Interestingly, Clinton’s earlier college debt proposal was more reserved and required families to contribute what they could afford to ensure that everyone had “skin in the game.” In that plan, Clinton proposed offering states new federal funding if they increased spending on higher education and state schools started to control costs with the aim of ensuring students who attend state schools don’t have to take out student loan money. However, in a bid to pick up support Clinton appears to be chucking even a modicum of personal responsibility.  

So just how much would Clinton’s revised debt-free college cost? That’s not clear. Her original plan was estimated to cost $350 billion over 10 years. The Sander’s free college plan would come in at an estimated $750 billion over 10 years, so perhaps Clinton’s rebooted compact would fall somewhere in between the two, or perhaps more. How would her new plan be paid for? No details on that either, but no doubt our taxpayer pockets.

Both Clinton and Sanders are wrong on college affordability. We’ve maintained that free-tuition and free-college plans are costly and leave affluent families better off than it would middle-income and poor students. As we explored recently, tuition is not the only cost of attending college. There are out of pocket costs for things like room and board, books, and living expenses that are harder for low-income and working families to come up with. Raising the threshold of who should not pay for college to upper middle class families, which outside of metropolitan areas probably enjoy very comfy lifestyles, doesn't make sense.  

Furthermore, what’s driving the escalating cost of college is guaranteed federal aid.
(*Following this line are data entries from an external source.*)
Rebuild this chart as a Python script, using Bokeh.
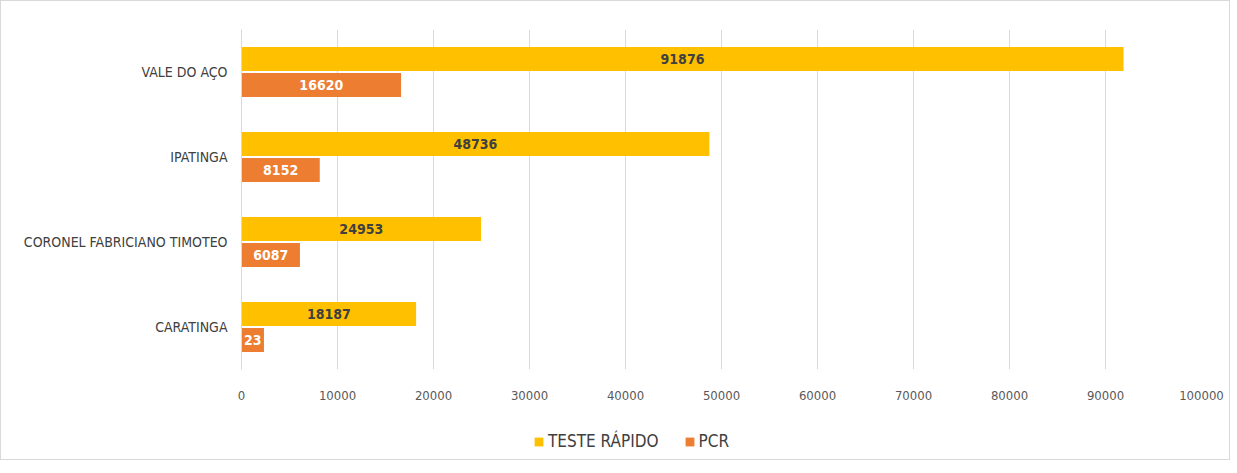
from bokeh.plotting import figure
from bokeh.layouts import column
from bokeh.models import ColumnDataSource, FactorRange, Legend, LegendItem, SingleIntervalTicker, NumeralTickFormatter
from bokeh.transform import dodge
from bokeh.core.properties import value
from bokeh.embed import file_html
from bokeh.resources import INLINE

categories = ["VALE DO AÇO", "IPATINGA", "CORONEL FABRICIANO TIMOTEO", "CARATINGA"]
teste_rapido = [91876, 48736, 24953, 18187]
pcr = [16620, 8152, 6087, 2340]
series_names = ["TESTE RÁPIDO", "PCR"]

FONT = "'DejaVu Sans Condensed', Roboto, sans-serif"
YELLOW = "#FFC000"
ORANGE = "#ED7D31"

def label_text(v):
    s = str(v)
    # label clipped by a narrow bar in the original
    return s[:2] if v < 3000 else s

src = ColumnDataSource(dict(
    cat=categories,
    tr=teste_rapido,
    pcr=pcr,
    tr_mid=[v / 2 for v in teste_rapido],
    pcr_mid=[v / 2 for v in pcr],
    tr_lab=[label_text(v) for v in teste_rapido],
    pcr_lab=[label_text(v) for v in pcr],
))

W = 1228
p = figure(width=W, height=420, output_backend="svg", toolbar_location=None,
           y_range=FactorRange(*categories[::-1], range_padding=0),
           x_range=(0, 100000),
           min_border_left=240, min_border_right=28, min_border_top=28, min_border_bottom=52)
p.outline_line_color = None

off = 0.153
h = 0.282
p.hbar(y=dodge("cat", off, range=p.y_range), left=0, right="tr", height=h,
       source=src, color=YELLOW, line_color=None)
p.hbar(y=dodge("cat", -off, range=p.y_range), left=0, right="pcr", height=h,
       source=src, color=ORANGE, line_color=None)

p.text(x="tr_mid", y=dodge("cat", off, range=p.y_range), text="tr_lab", source=src,
       text_align="center", text_baseline="middle", text_font=value(FONT),
       text_font_style="bold", text_font_size="14px", text_color="#404040")
p.text(x="pcr_mid", y=dodge("cat", -off, range=p.y_range), text="pcr_lab", source=src,
       text_align="center", text_baseline="middle", text_font=value(FONT),
       text_font_style="bold", text_font_size="14px", text_color="white")

# axes
p.xaxis.ticker = SingleIntervalTicker(interval=10000)
p.xaxis.formatter = NumeralTickFormatter(format="0")
p.xaxis.axis_line_color = None
p.xaxis.major_tick_line_color = None
p.xaxis.minor_tick_line_color = None
p.xaxis.major_tick_out = 0
p.xaxis.minor_tick_out = 0
p.xaxis.major_label_standoff = 21
p.xaxis.major_label_text_font = FONT
p.xaxis.major_label_text_font_size = "13px"
p.xaxis.major_label_text_color = "#595959"

p.yaxis.axis_line_color = "#d9d9d9"
p.yaxis.major_tick_line_color = None
p.yaxis.minor_tick_line_color = None
p.yaxis.major_tick_out = 0
p.yaxis.minor_tick_out = 0
p.yaxis.major_label_standoff = 14
p.yaxis.major_label_text_font = FONT
p.yaxis.major_label_text_font_size = "14px"
p.yaxis.major_label_text_color = "#404040"

p.xgrid.grid_line_color = "#d9d9d9"
p.ygrid.grid_line_color = None

# legend strip below the chart (swatch renderers sit outside the visible range)
pl = figure(width=W, height=38, output_backend="svg", toolbar_location=None,
            x_range=(0, 1), y_range=(0, 1),
            min_border_left=0, min_border_right=0, min_border_top=0, min_border_bottom=0)
pl.axis.visible = False
pl.grid.visible = False
pl.outline_line_color = None
lr1 = pl.hbar(y=[-5], left=[0], right=[0], height=1, color=YELLOW, line_color=None)
lr2 = pl.hbar(y=[-5], left=[0], right=[0], height=1, color=ORANGE, line_color=None)
legend = Legend(items=[LegendItem(label=series_names[0], renderers=[lr1]),
                       LegendItem(label=series_names[1], renderers=[lr2])],
                orientation="horizontal", location=(292, 8),
                label_text_font=FONT, label_text_font_size="17px", label_text_color="#404040",
                glyph_width=11, glyph_height=11, spacing=25, label_standoff=4,
                border_line_color=None, background_fill_alpha=0, padding=0, margin=0)
pl.add_layout(legend, "center")

layout = column(p, pl, spacing=0, styles={"border": "1px solid #d9d9d9"})
open("out.html", "w").write(file_html(layout, INLINE))
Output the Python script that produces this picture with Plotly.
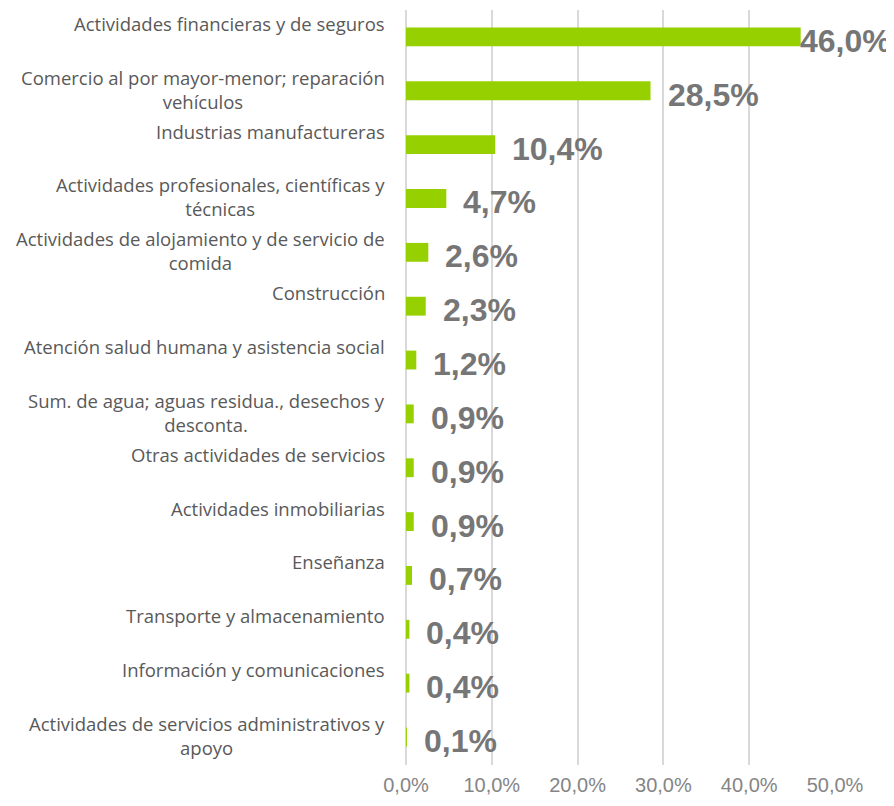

Colleges and universities have no reason to control costs and compete on value if they know Washington will cut a check for whatever they demand.

Additionally, federal refinancing plans save borrowers a meaningless $7-8 a month over the life of a loan when you run the numbers, but comes at a cost to taxpayers.

These are just the same-old stale ideas of more money with even less accountability of colleges and universities and no reform of our outdated higher education model.